[Start Supplied material]
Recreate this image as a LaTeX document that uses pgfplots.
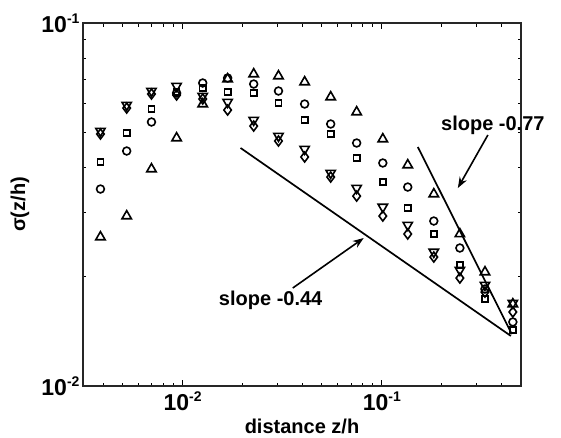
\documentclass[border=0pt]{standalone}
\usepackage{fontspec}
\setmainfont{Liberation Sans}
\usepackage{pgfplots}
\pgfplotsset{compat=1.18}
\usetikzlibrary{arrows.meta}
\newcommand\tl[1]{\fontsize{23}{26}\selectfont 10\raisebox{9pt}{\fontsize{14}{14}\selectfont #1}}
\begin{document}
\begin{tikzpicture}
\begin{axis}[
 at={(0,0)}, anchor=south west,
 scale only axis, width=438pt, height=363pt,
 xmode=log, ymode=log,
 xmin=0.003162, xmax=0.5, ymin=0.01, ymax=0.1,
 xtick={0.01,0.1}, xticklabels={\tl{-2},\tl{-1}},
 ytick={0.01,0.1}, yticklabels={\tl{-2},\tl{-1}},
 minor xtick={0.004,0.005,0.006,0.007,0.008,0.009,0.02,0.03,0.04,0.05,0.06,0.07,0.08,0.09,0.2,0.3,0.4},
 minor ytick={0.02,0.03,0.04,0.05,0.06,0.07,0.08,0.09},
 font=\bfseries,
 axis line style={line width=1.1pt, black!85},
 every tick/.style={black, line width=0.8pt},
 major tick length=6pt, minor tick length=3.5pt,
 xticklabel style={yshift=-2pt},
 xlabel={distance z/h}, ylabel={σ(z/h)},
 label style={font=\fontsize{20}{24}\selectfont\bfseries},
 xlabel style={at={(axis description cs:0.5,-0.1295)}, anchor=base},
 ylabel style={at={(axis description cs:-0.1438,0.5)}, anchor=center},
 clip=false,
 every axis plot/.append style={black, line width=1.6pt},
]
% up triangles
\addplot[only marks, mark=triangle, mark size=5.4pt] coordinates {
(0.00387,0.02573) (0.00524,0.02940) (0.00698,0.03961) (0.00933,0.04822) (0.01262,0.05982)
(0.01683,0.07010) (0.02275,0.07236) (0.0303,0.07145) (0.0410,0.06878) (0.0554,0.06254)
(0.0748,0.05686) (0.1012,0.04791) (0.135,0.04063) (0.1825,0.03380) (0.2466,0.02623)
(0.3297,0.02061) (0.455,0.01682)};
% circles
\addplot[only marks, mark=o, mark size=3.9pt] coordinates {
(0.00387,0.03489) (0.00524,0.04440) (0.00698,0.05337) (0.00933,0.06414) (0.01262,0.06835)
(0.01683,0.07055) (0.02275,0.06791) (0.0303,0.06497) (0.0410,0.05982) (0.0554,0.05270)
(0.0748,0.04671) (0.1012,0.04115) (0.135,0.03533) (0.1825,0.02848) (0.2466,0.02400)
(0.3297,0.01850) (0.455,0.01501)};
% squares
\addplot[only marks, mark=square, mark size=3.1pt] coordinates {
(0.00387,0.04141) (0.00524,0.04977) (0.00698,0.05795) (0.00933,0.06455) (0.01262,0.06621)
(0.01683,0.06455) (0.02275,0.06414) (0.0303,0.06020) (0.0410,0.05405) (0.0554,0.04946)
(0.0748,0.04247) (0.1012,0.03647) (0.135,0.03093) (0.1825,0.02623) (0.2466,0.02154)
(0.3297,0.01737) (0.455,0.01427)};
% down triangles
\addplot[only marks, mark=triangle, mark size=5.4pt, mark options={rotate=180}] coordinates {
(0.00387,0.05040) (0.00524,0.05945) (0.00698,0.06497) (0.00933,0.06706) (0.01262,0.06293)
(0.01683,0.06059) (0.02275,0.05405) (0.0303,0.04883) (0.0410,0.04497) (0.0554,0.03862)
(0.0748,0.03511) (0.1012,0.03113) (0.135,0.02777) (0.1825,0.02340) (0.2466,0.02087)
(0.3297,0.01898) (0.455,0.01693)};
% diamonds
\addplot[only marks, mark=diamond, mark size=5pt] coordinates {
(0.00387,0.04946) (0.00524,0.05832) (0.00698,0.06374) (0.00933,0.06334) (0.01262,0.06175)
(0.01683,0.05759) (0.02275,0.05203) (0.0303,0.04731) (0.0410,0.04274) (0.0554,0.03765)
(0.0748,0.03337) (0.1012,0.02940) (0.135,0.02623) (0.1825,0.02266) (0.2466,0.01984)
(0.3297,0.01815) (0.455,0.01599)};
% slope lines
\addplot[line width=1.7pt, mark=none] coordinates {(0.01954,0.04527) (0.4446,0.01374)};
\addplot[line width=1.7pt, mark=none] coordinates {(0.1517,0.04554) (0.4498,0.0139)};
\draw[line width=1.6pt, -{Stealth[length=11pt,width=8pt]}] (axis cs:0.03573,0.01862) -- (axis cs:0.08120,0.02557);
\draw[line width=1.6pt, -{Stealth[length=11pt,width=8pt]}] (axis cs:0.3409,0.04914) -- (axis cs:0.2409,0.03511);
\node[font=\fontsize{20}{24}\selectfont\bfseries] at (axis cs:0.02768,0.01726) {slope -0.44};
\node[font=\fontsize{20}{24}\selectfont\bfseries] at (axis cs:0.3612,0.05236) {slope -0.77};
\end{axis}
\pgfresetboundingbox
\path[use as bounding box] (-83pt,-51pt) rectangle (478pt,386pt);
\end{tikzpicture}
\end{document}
[End Supplied material]
• Problem to solve: In the copy, include no pictures; restate the listing above exactly.

• Output:
Recreate this image as a LaTeX document that uses pgfplots.
\documentclass[border=0pt]{standalone}
\usepackage{fontspec}
\setmainfont{Liberation Sans}
\usepackage{pgfplots}
\pgfplotsset{compat=1.18}
\usetikzlibrary{arrows.meta}
\newcommand\tl[1]{\fontsize{23}{26}\selectfont 10\raisebox{9pt}{\fontsize{14}{14}\selectfont #1}}
\begin{document}
\begin{tikzpicture}
\begin{axis}[
 at={(0,0)}, anchor=south west,
 scale only axis, width=438pt, height=363pt,
 xmode=log, ymode=log,
 xmin=0.003162, xmax=0.5, ymin=0.01, ymax=0.1,
 xtick={0.01,0.1}, xticklabels={\tl{-2},\tl{-1}},
 ytick={0.01,0.1}, yticklabels={\tl{-2},\tl{-1}},
 minor xtick={0.004,0.005,0.006,0.007,0.008,0.009,0.02,0.03,0.04,0.05,0.06,0.07,0.08,0.09,0.2,0.3,0.4},
 minor ytick={0.02,0.03,0.04,0.05,0.06,0.07,0.08,0.09},
 font=\bfseries,
 axis line style={line width=1.1pt, black!85},
 every tick/.style={black, line width=0.8pt},
 major tick length=6pt, minor tick length=3.5pt,
 xticklabel style={yshift=-2pt},
 xlabel={distance z/h}, ylabel={σ(z/h)},
 label style={font=\fontsize{20}{24}\selectfont\bfseries},
 xlabel style={at={(axis description cs:0.5,-0.1295)}, anchor=base},
 ylabel style={at={(axis description cs:-0.1438,0.5)}, anchor=center},
 clip=false,
 every axis plot/.append style={black, line width=1.6pt},
]
% up triangles
\addplot[only marks, mark=triangle, mark size=5.4pt] coordinates {
(0.00387,0.02573) (0.00524,0.02940) (0.00698,0.03961) (0.00933,0.04822) (0.01262,0.05982)
(0.01683,0.07010) (0.02275,0.07236) (0.0303,0.07145) (0.0410,0.06878) (0.0554,0.06254)
(0.0748,0.05686) (0.1012,0.04791) (0.135,0.04063) (0.1825,0.03380) (0.2466,0.02623)
(0.3297,0.02061) (0.455,0.01682)};
% circles
\addplot[only marks, mark=o, mark size=3.9pt] coordinates {
(0.00387,0.03489) (0.00524,0.04440) (0.00698,0.05337) (0.00933,0.06414) (0.01262,0.06835)
(0.01683,0.07055) (0.02275,0.06791) (0.0303,0.06497) (0.0410,0.05982) (0.0554,0.05270)
(0.0748,0.04671) (0.1012,0.04115) (0.135,0.03533) (0.1825,0.02848) (0.2466,0.02400)
(0.3297,0.01850) (0.455,0.01501)};
% squares
\addplot[only marks, mark=square, mark size=3.1pt] coordinates {
(0.00387,0.04141) (0.00524,0.04977) (0.00698,0.05795) (0.00933,0.06455) (0.01262,0.06621)
(0.01683,0.06455) (0.02275,0.06414) (0.0303,0.06020) (0.0410,0.05405) (0.0554,0.04946)
(0.0748,0.04247) (0.1012,0.03647) (0.135,0.03093) (0.1825,0.02623) (0.2466,0.02154)
(0.3297,0.01737) (0.455,0.01427)};
% down triangles
\addplot[only marks, mark=triangle, mark size=5.4pt, mark options={rotate=180}] coordinates {
(0.00387,0.05040) (0.00524,0.05945) (0.00698,0.06497) (0.00933,0.06706) (0.01262,0.06293)
(0.01683,0.06059) (0.02275,0.05405) (0.0303,0.04883) (0.0410,0.04497) (0.0554,0.03862)
(0.0748,0.03511) (0.1012,0.03113) (0.135,0.02777) (0.1825,0.02340) (0.2466,0.02087)
(0.3297,0.01898) (0.455,0.01693)};
% diamonds
\addplot[only marks, mark=diamond, mark size=5pt] coordinates {
(0.00387,0.04946) (0.00524,0.05832) (0.00698,0.06374) (0.00933,0.06334) (0.01262,0.06175)
(0.01683,0.05759) (0.02275,0.05203) (0.0303,0.04731) (0.0410,0.04274) (0.0554,0.03765)
(0.0748,0.03337) (0.1012,0.02940) (0.135,0.02623) (0.1825,0.02266) (0.2466,0.01984)
(0.3297,0.01815) (0.455,0.01599)};
% slope lines
\addplot[line width=1.7pt, mark=none] coordinates {(0.01954,0.04527) (0.4446,0.01374)};
\addplot[line width=1.7pt, mark=none] coordinates {(0.1517,0.04554) (0.4498,0.0139)};
\draw[line width=1.6pt, -{Stealth[length=11pt,width=8pt]}] (axis cs:0.03573,0.01862) -- (axis cs:0.08120,0.02557);
\draw[line width=1.6pt, -{Stealth[length=11pt,width=8pt]}] (axis cs:0.3409,0.04914) -- (axis cs:0.2409,0.03511);
\node[font=\fontsize{20}{24}\selectfont\bfseries] at (axis cs:0.02768,0.01726) {slope -0.44};
\node[font=\fontsize{20}{24}\selectfont\bfseries] at (axis cs:0.3612,0.05236) {slope -0.77};
\end{axis}
\pgfresetboundingbox
\path[use as bounding box] (-83pt,-51pt) rectangle (478pt,386pt);
\end{tikzpicture}
\end{document}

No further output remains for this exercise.